La Collection Morozov

Hiver 2016, les français découvrent la somptueuse collection de Sergueï Chtchoukine, mécène russe du début du 20ème siècle. Quelques mois plus tard, ce sont 1,3 millions de visiteurs qui sont restés bouche bée et yeux écarquillés devant ces chefs d'œuvres de l’art moderne. Un record expliqué par l’incroyable diversité de cette riche collection, des tableaux exposés pour la première fois en France et un travail curatorial à couper le souffle. Octobre 2021, la Fondation Louis Vuitton réitère. Sous les courbes du bâtiment imaginé et conçu par l’architecte Frank Gehry, l’institution culturelle accueille les compatriotes moscovites et “concurrents” de Chtchoukine, les frères Morozov.
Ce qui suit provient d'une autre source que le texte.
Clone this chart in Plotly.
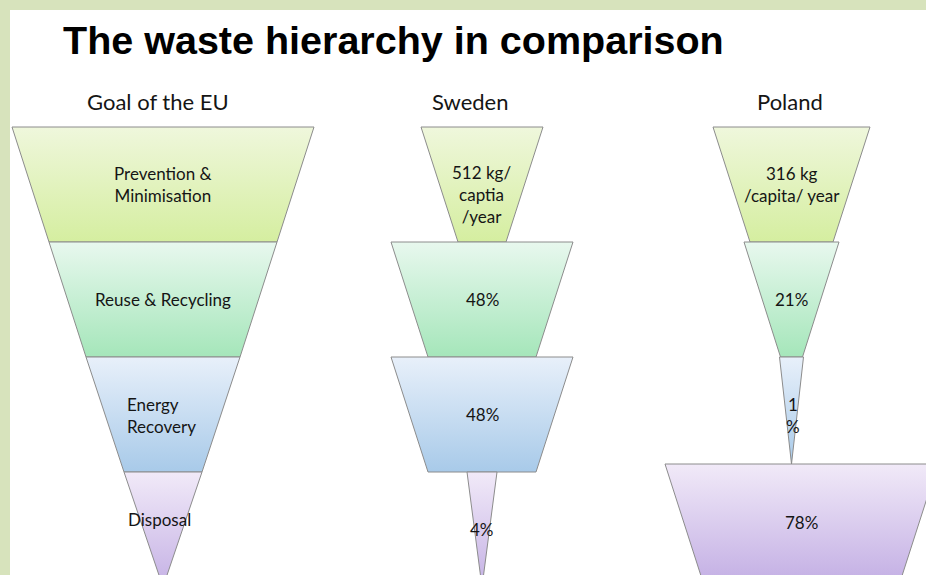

Cette collection, voyageant pour la première fois en dehors de la Russie, rassemble des œuvres majeures de Cézanne, Gauguin, Van Gogh, Renoir, Monet, Bonnard, Denis, Matisse, Derain et Picasso aux côtés d’artistes emblématiques de l’avant-garde russe tels que Vroubel, Malevitch, Répine, Larionov et Sérov.

 

gauche, @matchwithart, droite Cézanne

 

Richissimes industriels russes du 19ème siècle, amateurs de classique moderne, collectionneurs précurseurs qui n’hésitent pas à miser sur des artistes méconnus sous les conseils avisés des galeristes et marchands Ambroise Vollard, Eugène Druet ou encore Paul Durand-Ruel, les Morozov sont plus tempérés que Chtchoukine dans leur engagement artistique, mais néanmoins précurseurs. L’un des frères, Mikhaïl, fut d’ailleurs le premier Russe à acheter une toile de Picasso, et ce pour la somme de 300 francs ! Leur collection recèle de véritables icônes de l’art moderne, telles que La ronde des prisonniers de Vincent Van Gogh, le Portrait d’Ambroise Vollard par Pablo Picasso ou le Triptyque marocain d’Henri Matisse.

 

Régulièrement critiqués ou méprisés, les Morozov sont souvent présentés comme de riches spéculateurs incultes. On raconte à tort que les galeristes parisiens leur refilaient  de la marchandise de second choix. On encense les œuvres réunies par Chtchoukine, on minimise celles des Morozov. On oublie, aussi, que cette collection c’est l’Europe mêlée, la Russie qui parle le français, les français bercés par Tchaikovsky, l'émerveillement de deux frères russes pour les trésors de notre pays. Cette exposition, c’est l’occasion de rendre à notre tour hommage à ces deux francophiles, grands amoureux de l’impressionnisme, de Paris et de ses artistes. On y découvre leurs goûts variés, leur intérêt pour la nature et la couleur, l’attention portée au mouvement Nabi et surtout l’amour oublié d’un peuple pour un autre.